## START
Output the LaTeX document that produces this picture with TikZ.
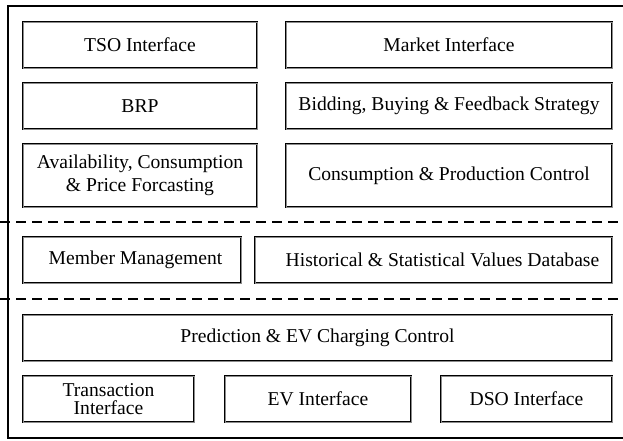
\documentclass[tikz,border=0pt]{standalone}
\usepackage{fontspec}
\setmainfont{Liberation Serif}
\usetikzlibrary{positioning}

\begin{document}
\begin{tikzpicture}[x=1pt, y=-1pt,
    block/.style={draw, line width=1pt, double=black!45, double distance=0.8pt, minimum height=46pt, align=center, inner sep=0, font=\fontsize{19.6}{23}\selectfont},
    layer/.style={line width=1.4pt, dash pattern=on 10pt off 6pt}]
        % Canvas
        \useasboundingbox (0,0) rectangle (623,440);
        \clip (0,0) rectangle (623,440);
        \draw[line width=1.8pt] (640,6) -- (8,6) -- (8,438) -- (640,438);

        % Top layer
        \node[block, minimum width=234pt] (tso_if) at (140,45) {TSO Interface};
        \node[block, minimum width=326pt] (market_if) at (449,45) {Market Interface};
        \node[block, minimum width=234pt] (brp) at (140,106) {BRP};
        \node[block, minimum width=326pt] (bid_strat) at (449,106) {Bidding, Buying \& Feedback Strategy};
        \node[block, minimum width=234pt, minimum height=63pt] (avail_fc) at (140,175.5) {Availability, Consumption\\\& Price Forcasting};
        \node[block, minimum width=326pt, minimum height=63pt] (cons_ctrl) at (449,175.5) {Consumption \& Production Control};

        \draw[layer] (0,222) -- (623,222);

        % Middle layer
        \node[block, minimum width=218pt] (member_mgmt) at (132,260) {\hspace{7pt}Member Management};
        \node[block, minimum width=357pt] (hist_db) at (433.5,260) {\hspace{18pt}Historical \& Statistical Values Database};

        \draw[layer] (0,299) -- (623,299);

        % Bottom layer
        \node[block, minimum width=589pt] (pred_ev) at (317.5,338) {Prediction \& EV Charging Control};
        \node[block, minimum width=171pt, font=\fontsize{19.6}{18}\selectfont] (trans_if) at (108.5,399) {Transaction\\Interface};
        \node[block, minimum width=186pt] (ev_if) at (318,399) {EV Interface};
        \node[block, minimum width=171pt] (dso_if) at (526.5,399) {DSO Interface};
      \end{tikzpicture}
\end{document}
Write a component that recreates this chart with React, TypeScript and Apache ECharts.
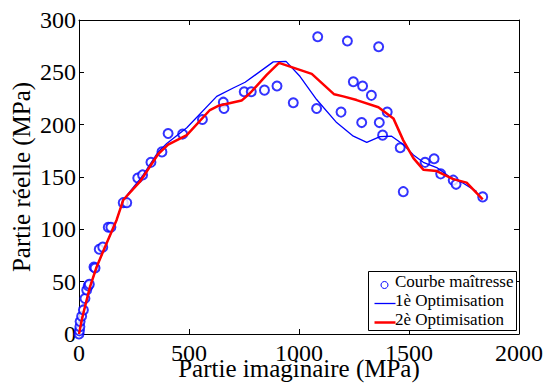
import React, { useEffect, useRef } from "react";
import * as echarts from "echarts";

const FONT = "Liberation Serif";

const xTicks = { min: 0, max: 2000, interval: 500 };
const yTicks = { min: 0, max: 300, interval: 50 };

const xTitle = "Partie imaginaire (MPa)";
const yTitle = "Partie réelle (MPa)";

const seriesNames = ["Courbe maîtresse", "1è Optimisation", "2è Optimisation"];

// Courbe maîtresse: [partie imaginaire, partie réelle]
const masterX = [0, 2, 4, 5, 12, 20, 27, 35, 42, 47, 68, 73, 92, 108, 133, 145, 201, 217, 267, 289, 327, 377, 405, 471, 561, 656, 659, 751, 783, 843, 900, 974, 1085, 1080, 1191, 1220, 1247, 1289, 1329, 1285, 1362, 1365, 1401, 1380, 1460, 1474, 1573, 1614, 1644, 1701, 1714, 1835];
const masterY = [0, 3, 7, 12, 17, 23, 34, 42, 46, 47.5, 64, 63, 81, 83, 102, 102, 125.5, 125.5, 149, 152, 164, 174, 191.5, 191, 205, 221.5, 215.5, 231.5, 231.5, 233, 237, 221, 284, 215.5, 212, 280, 241, 237, 228, 202, 274.5, 202, 212, 190, 178, 136, 164, 167.5, 153, 147, 143, 131];

// 1è Optimisation
const opt1X = [0, 12, 27, 50, 80, 126, 171, 201, 285, 360, 399, 490, 626, 701, 755, 883, 941, 1005, 1080, 1171, 1247, 1308, 1368, 1421, 1474, 1520, 1565, 1626, 1686, 1747, 1808];
const opt1Y = [0, 13, 26, 45, 64, 87, 109, 128, 150, 174, 182, 197, 227, 235, 240.5, 260, 260.5, 246, 224, 202, 189, 183, 188.5, 189, 181, 171, 164, 159, 150, 144, 136];

// 2è Optimisation
const opt2X = [0, 12, 27, 50, 80, 126, 171, 201, 277, 360, 405, 490, 595, 633, 739, 777, 853, 909, 1058, 1160, 1201, 1262, 1361, 1429, 1474, 1520, 1565, 1626, 1701, 1762, 1835];
const opt2Y = [0, 13, 26, 45, 64, 87, 109, 128, 145.5, 172, 181, 190, 214, 218, 223, 230, 247.5, 259, 248.5, 229, 227, 223.5, 216.6, 206, 185, 168, 157, 155.7, 148, 144.6, 128.7];

const zip = (xs: number[], ys: number[]) => xs.map((x, i) => [x, ys[i]]);

const BLUE = "#0000ff";
const RED = "#ff0000";

export default function App() {
  const ref = useRef<HTMLDivElement>(null);
  useEffect(() => {
    if (!ref.current) return;
    const chart = echarts.init(ref.current, undefined, { renderer: "svg" });
    const axisCommon = {
      axisLine: { show: true, onZero: false, lineStyle: { color: "#000", width: 1 } },
      axisTick: { show: true, inside: true, length: 5, lineStyle: { color: "#000" } },
      splitLine: { show: false },
    };
    const fmt = (v: number) => String(v);
    const tickFont = { fontFamily: FONT, fontSize: 24, color: "#000", formatter: fmt };
    const nameFont = { fontFamily: FONT, fontSize: 25, color: "#000" };
    const legX = 368, legY = 271;
    const legFont = { fontFamily: FONT, fontSize: 17, fill: "#000" };
    chart.setOption({
      animation: false,
      backgroundColor: "#fff",
      grid: { left: 79, right: 28, top: 20, bottom: 51, containLabel: false, outerBoundsMode: "none" },
      xAxis: [
        {
          type: "value", ...xTicks, position: "bottom", ...axisCommon,
          axisLabel: { ...tickFont, margin: 7 },
          name: xTitle, nameLocation: "middle", nameGap: 22, nameMoveOverlap: false,
          nameTextStyle: nameFont,
        },
        { type: "value", ...xTicks, position: "top", ...axisCommon, axisLabel: { show: false } },
      ],
      yAxis: [
        {
          type: "value", ...yTicks, position: "left", ...axisCommon,
          axisLabel: { ...tickFont, margin: 3 },
          name: yTitle, nameLocation: "middle", nameGap: 45, nameMoveOverlap: false,
          nameTextStyle: nameFont,
        },
        { type: "value", ...yTicks, position: "right", ...axisCommon, axisLabel: { show: false } },
      ],
      series: [
        {
          name: seriesNames[0], type: "scatter", data: zip(masterX, masterY),
          symbol: "emptyCircle", symbolSize: 9,
          itemStyle: { color: BLUE, borderColor: BLUE, borderWidth: 1 },
          z: 3,
        },
        {
          name: seriesNames[1], type: "line", data: zip(opt1X, opt1Y),
          symbol: "none", lineStyle: { color: BLUE, width: 1.3 }, z: 4,
        },
        {
          name: seriesNames[2], type: "line", data: zip(opt2X, opt2Y),
          symbol: "none", lineStyle: { color: RED, width: 2.5 }, z: 5,
        },
      ],
      graphic: [
        { type: "rect", left: legX, top: legY, z: 100, shape: { x: 0, y: 0, width: 148, height: 59 }, style: { fill: "#fff", stroke: "#000", lineWidth: 1 } },
        { type: "circle", left: legX + 10.5, top: legY + 8, z: 101, shape: { r: 3.5 }, style: { fill: "none", stroke: BLUE, lineWidth: 1 } },
        { type: "text", left: legX + 27, top: legY + 2, z: 101, style: { text: seriesNames[0], ...legFont } },
        { type: "line", left: legX + 4, top: legY + 30, z: 101, shape: { x1: 0, y1: 0, x2: 21, y2: 0 }, style: { stroke: BLUE, lineWidth: 1.3 } },
        { type: "text", left: legX + 27, top: legY + 21, z: 101, style: { text: seriesNames[1], ...legFont } },
        { type: "line", left: legX + 4, top: legY + 49, z: 101, shape: { x1: 0, y1: 0, x2: 21, y2: 0 }, style: { stroke: RED, lineWidth: 2.5 } },
        { type: "text", left: legX + 27, top: legY + 40, z: 101, style: { text: seriesNames[2], ...legFont } },
      ],
    });
    return () => chart.dispose();
  }, []);
  return <div ref={ref} style={{ position: "absolute", left: 0, top: 0, width: 547, height: 385 }} />;
}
## END
PROMPT:
Everything from the first line of the entries through the line that contains "(8,438) -- (640,438);" is to be reproduced exactly, except the pictures.

RIGHT ANSWER:
Output the LaTeX document that produces this picture with TikZ.
\documentclass[tikz,border=0pt]{standalone}
\usepackage{fontspec}
\setmainfont{Liberation Serif}
\usetikzlibrary{positioning}

\begin{document}
\begin{tikzpicture}[x=1pt, y=-1pt,
    block/.style={draw, line width=1pt, double=black!45, double distance=0.8pt, minimum height=46pt, align=center, inner sep=0, font=\fontsize{19.6}{23}\selectfont},
    layer/.style={line width=1.4pt, dash pattern=on 10pt off 6pt}]
        % Canvas
        \useasboundingbox (0,0) rectangle (623,440);
        \clip (0,0) rectangle (623,440);
        \draw[line width=1.8pt] (640,6) -- (8,6) -- (8,438) -- (640,438);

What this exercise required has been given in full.